Newsroom Midwest Region

FOR IMMEDIATE RELEASE
May 23, 2016

Contact:
Mara Koenig, 612-713-5316, mara_koenig@fws.gov

Midwest imperiled species receive more than $2.2 million

States working together for wildlife across landscape and regional boundaries is the focus for awarding Midwest states more than $2.2 million in grants through the U.S. Fish and Wildlife Service’s competitive State Wildlife Grants program. The funds help conserve and protect Species of Greatest Conservation Need and will be distributed to five Midwest state fish and wildlife agencies: Illinois, Iowa, Michigan, Minnesota and Wisconsin.

“Projects financed by the State Wildlife Grants program help safeguard some of our nation’s most at-risk species,” said Service Director Dan Ashe. “By strategically funding work that supports large-scale conservation efforts, we can help protect our nation’s native wildlife and wild places while potentially preventing the listing of certain species under the Endangered Species Act.”

Priority is given to large-scale cooperative conservation projects that implement strategies and actions to conserve species listed in approved State Wildlife Action Plans. All 56 states and territorial wildlife agencies have such plans, which proactively protect imperiled species. The funding will be matched by nearly $1.1 million in non-federal funds provided by states and their partners for projects that help protect species and the ecoystems on which they depend.

Wisconsin, Minnesota and Iowa Department of Natural Resources will use climate-smart conservation efforts targeting the wood turtle, the ornate box turtle and associated habitats. The partners will identify flood-safe zones as part of an adaptive management strategy to address increased flood severity and frequency in targeted areas. Previous actions supported by the State Wildlife Grant Program have shown success, with significantly decreased mortality at protected nest sites and new nesting documented at 50 percent of restored sites. The partners will continue management of existing nest areas, identify and protect new nest areas and monitor and share results of active management activities.

Nebraska Game and Parks Commission, in partnership with the Iowa Department of Natural Resources and university researchers, proposes to restore native mussels to watersheds in both states. The partners will target plain pocketbook and fatmucket mussels, with the likehood to benefit a variety of other species. Objectives include production of habitat suitability models, restoration of 50 acres of stream bank and upland habitat in Iowa, captive rearing and release of 25,000 mussel individuals in Nebraska and construction of a dedicated mussel propagation facility. Although the ultimate goal of the mussel reintroduction is to support natural recruitment of the native mussels at restoration sites, survival at these sites will serve as a measure of effectiveness during the project performance period.

Benefiting two bumble bee species, the monarch butterfly and the endangered Karner blue butterfly Michigan and Wisconsin DNR’s are parterning to restore and enhance grassland, prairie and savanna habitats. Management activities include prescribed fire, mechanical treatment, invasive plant control and seeding to increase known host plants of the targeted species. At least 850 acres of priority public and private lands will be restored and enhanced. Evaluation of management actions will determine the most effective methods for pollinator conservation in each state.

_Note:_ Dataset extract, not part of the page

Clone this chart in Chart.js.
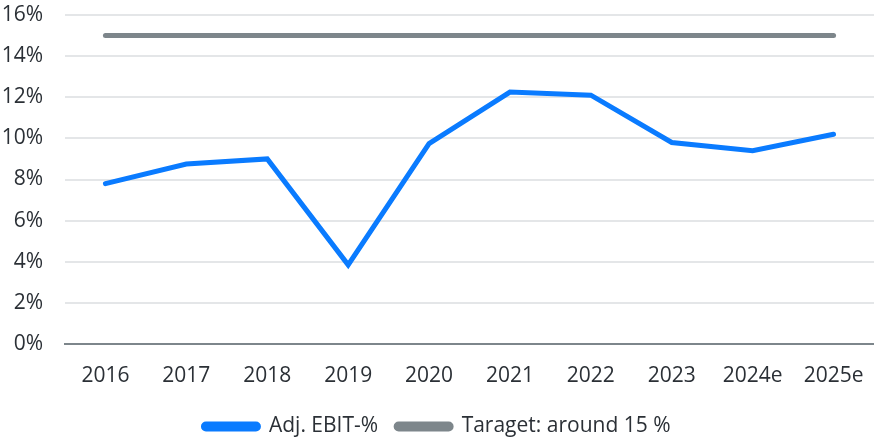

Restoring royalty to the prairies of Iowa and Nebraska for the regal fritillary and monarch butterfly will involve improving habitat quantity, quality and connectivity. Iowa DNR, Nebraska Game and Parks Department and their partners will evaluate effectiveness of proposed conservation actions by measuring impacts on regal fritillary and monarch butterfly populations at restoration sites. Requested funds will help restore and reconstruct prairies near existing prairie remnants that have a high potential for hosting the two target butterflies and other species of conservation need.

Kentucky Department of Fish and Wildlife Resources is partnering with Illinois Department of Natural Resources for a two-state effort focusing on the rattlesnake-master borer, a rare moth that is a Service candidate species. The partners will manage and restore high-priority prairies, glades and barrens/woodlands complexes identified in the Kentucky and Illinois Wildlife Action Plans as important habitats. A significant focus of the project will be the formation of fire strike teams, using prescribed fire to improve 5,500 acres to increase native plant diversity for the benefit of SGCN. The agencies propose to increase relative abundance of the rattlesnake-master borer moth by 20 percent from baseline levels.

“We appreciate the role state agencies and other partners play in protecting these imperiled wildlife species and their habitats,” said Paul Rauch, the Service’s Acting Assistant Director for the Wildlife and Sport Fish Restoration program. “These partnerships are critical to conserving imperiled species.”